DID Press: A new analysis by the US-based Foreign Policy magazine argues that the biggest threat to the global dominance of the dollar is not China, but Washington’s own financial and foreign policies, as the widespread use of sanctions and economic pressure has weakened international confidence in the currency.

The article states that the expansion of China’s yuan usage is partly driven by US policies, with countries seeking to reduce their dependence on the dollar increasingly turning toward local currencies and alternative financial channels.
The analysis highlights examples from Latin America, including Brazil and Argentina, where the share of yuan in foreign reserves and trade transactions with China has increased.
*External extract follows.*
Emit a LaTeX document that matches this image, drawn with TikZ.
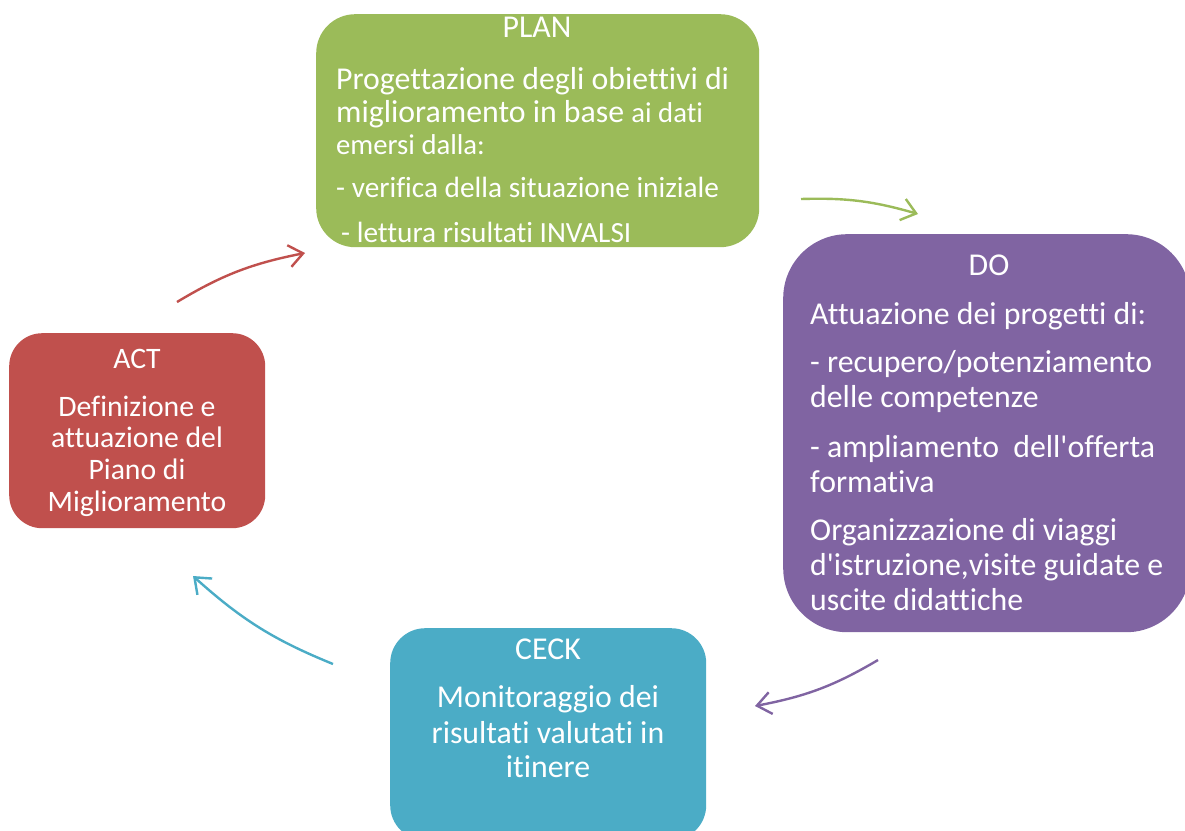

Argentina also used yuan reserves to repay part of its obligations to the International Monetary Fund during a period of dollar shortages, reflecting a gradual shift in regional financial patterns.
Author Eric Lin argues that the dollar’s long-standing “exorbitant privilege” has increasingly become a burden, as every use of the currency as a tool of political pressure encourages countries to seek alternatives and reduces global trust in the dollar-based system.
The article also examines China’s efforts to build a parallel financial network through yuan-based credit lines, expansion of the Cross-Border Interbank Payment System (CIPS), and increased trade settlements using local currencies.
The analysis concludes that maintaining the dollar’s global position requires changes in US policy, including reducing reliance on sanctions and strengthening financial diplomacy through currency cooperation, investment, and closer engagement with international partners.